But while there may have been only four matches to entertain visitors to the first day of the first ATP 500 of the year, they each brought a certain class or glamour to proceedings.
Up first, the flair of Richard Gasquet—a man who, at 18, beat the then No1 Roger Federer in Monte Carlo—against the fellow single-handed backhand in the shape of Flavio Cipolla. It was a seesaw of a match, with breaks aplenty in the first set followed by two one-sided sets that ended in victory for No5 seed Gasquet: 6-3 1-6 6-1.
Next up was the oft-dubbed ‘Deliciano’—the simmering Spaniard Feliciano Lopez. He, like Federer, is 30 and thriving. Indeed he is enjoying his highest ever ranking at No15, and was the fourth seed at Rotterdam.
Lopez played another veteran of the tour, Paul-Henri Mathieu—back from injury and coming into the draw as a qualifier.

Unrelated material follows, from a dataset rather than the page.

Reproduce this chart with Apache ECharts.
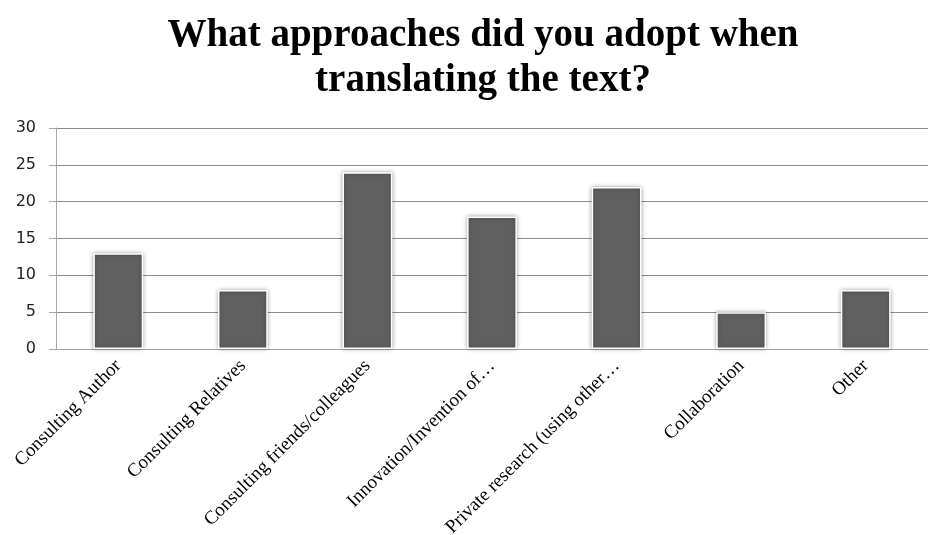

He took Lopez by surprise with a near three-hour fight-back from a set down to steal a tie-breaker and then the match: 4-6 7-6 6-4. Lopez may wonder what he did wrong, ending the match with more points than his opponent, but it was the Frenchman who advanced.
So one single-handed backhand was through and one was out, but before long, the one-handed brigade would be joined by another. Most expected it to be the imposing figure of the 32-year-old Ivan Ljucibic, even though the Croat has not been enjoying the best of form. But it turned out to be the little-known Dutchman, world No232 Jesse Huta Galung—and he had the home crowd out of their seats as he quashed Ljubicic in straight sets.
Last up was the popular but below-par Alexandr Dolgopolov, sporting vivid orange but looking pallid with the after-effects of flu. The jumping bean from the Ukraine took a ragged first set but, once he lost the second in a tie-break, the writing was on the wall. Errors poured from his racket and he fell to No97 Lukasz Kubot.
With both of Monday’s seeded players out, it fell to the No1 and 3 seeds—not scheduled to appear until Wednesday—to play to the crowds. Originally lined up to provide interval entertainment on Centre Court, the afternoon schedule overran so much that their practice was switched to Court 1. The news swept through Ahoy like a bush fire and there was standing room only by the time the two men appeared.
It’s rare for crowds to applaud during practice sessions, but it’s commonplace in a Federer warm-up. By the time the two players decided to crank it up to competitive points for the last 20 minutes, every point was cheered. Even Del Potro, looking sharp, freshly cropped and fit, smiled at the mystery of it all.
The two of them could even end up in the final on Sunday. Judging by the way they were striking the ball—low, clean and accurate—that would be some match. And judging by the crowd gathered in the outer reaches of the Ahoy, it would also be mighty popular.